Richard Dormer on Cinemax’s Limited Series ‘Rellik’, the Toughest Shoot He’s Ever Done

     May 17, 2018


The dark crime thriller Rellik, a six-part limited series told in reverse and airing on Cinemax, follows U.K. police detective Gabriel Markham (Richard Dormer), a man determined to track down the serial killer who left him physically and emotionally scarred after a horrific acid attack. Beginning with the apprehension and death of the presumed killer and then working backwards to how it all started, Gabriel and his team – which includes Elaine (Jodi Balfour), the new transfer who’s a bit too close with her partner, and the police chief (Ray Stevenson), who has his own secrets – keep trying to put the pieces together, leading them to the ultimate horrific discovery.

During this 1-on-1 phone interview with Collider, actor Richard Dormer talked about why he initially turned down this role several times, what ultimately made him decide to sign on, how this was the toughest shoot he’s ever had, playing a character that’s so tough to get to know, the process of applying the make-up and prosthetics, and why he would never want to play this character again.
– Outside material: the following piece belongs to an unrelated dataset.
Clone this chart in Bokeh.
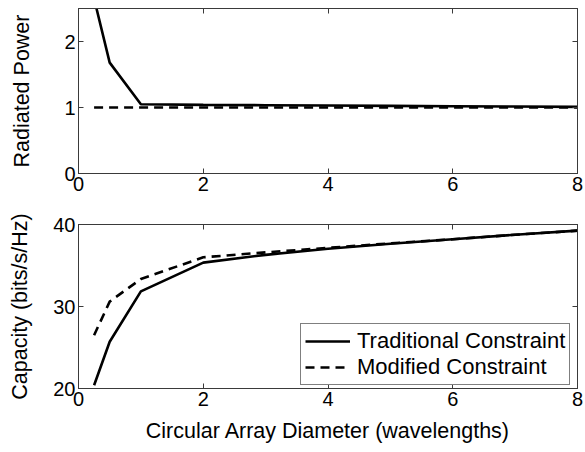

He also talked about what it’s meant to him to be a part of HBO’s Game of Thrones and how proud he is of the series.


Image via Cinemax

Collider: I love dark crime shows, but Rellik is very dark and very intense!


When this came your way, what was it about the story and character that made you want to sign on, and did you realize just how dark and intense it was going to be?

DORMER: When they approached me for it, I’d already been working doing Fortitude and I was exhausted. I read it and, at first, I said, “I can’t do this.” Physically, I just didn’t think I could do it, and I wasn’t sure I wanted to go there emotionally, either. It was a little close to home for me, with the relationship stuff in it. I turned it down about four times. It was director Sam Miller who persuaded me. He said, “Look, if you don’t do it, I won’t do it.” So, I reluctantly came on board. I loved the idea of starting with a disfigured man, who’s a man that’s beyond repair, on the inside and out, and then it turns into a revenge story. This man wants revenge on the person who did this to him, who’s this serial killer that uses acid on his victims.

When you read these scripts and you say that they written in a way that tells the story in reverse, did you ever pull the script apart and put it together, to read it in order, or did you just try to sort it out the way that it’s written?

DORMER: I just basically did what the viewer would do. You just have to see it in your head. And it was well-written. So, I just tried to concentrate, in the moment and on the present, which is the only thing I could do. I did my homework and made sure I knew what the story was, every day.

What was it like to tell a story like this, and tell it so unconventionally?


Image via Cinemax

DORMER: It was a really tough shoot. It’s the toughest shoot I’ve ever had, in my life, especially after 17 months of non-stop work. You’ve gotta just take each day as it comes, and hope that you’re gonna get to the top.

Because this is a guy that we get to know as he is now, before we get to know who he was prior to this horrible acid attack, how do you think that affects the viewer’s perception of and feelings toward him?

DORMER: He’s a very hard guy to get to know. At first, people will go, “Well, this guy is an asshole!” He’s screwing around behind his wife’s back, with his partner and with other women. He’s addicted to painkillers, he’s addicted to cocaine, he’s a heavy drinker, he’s a womanizer, and he’s a narcissist. That was before. At the beginning, that’s who he is. By the end, I think he’s a much better person. I think people will discover that there’s a human being underneath that anger. There is a human being that does love other people and who’s aware that he’s hurting other people, and it kills him deeply to do it. He’s a very, very damaged man. We discover, as it goes on, the reason for why he is that way. There is a reason. The viewers will walk away with answers. Monsters don’t just happen. Something makes them. Monsters are real and they’re on our streets.

You’ve talked about how difficult this shoot was, but what did you like about this character?

DORMER: I didn’t like that much about him. Honestly, it was an emotional roller coaster for me. It was very tough. I found the things with his relationship very difficult to do because they were close, in some ways, to my own life. I was going through a bad time. I was going through a very life-changing thing. In a way, it was cathartic, playing the character, but in other ways, it was not good for my soul.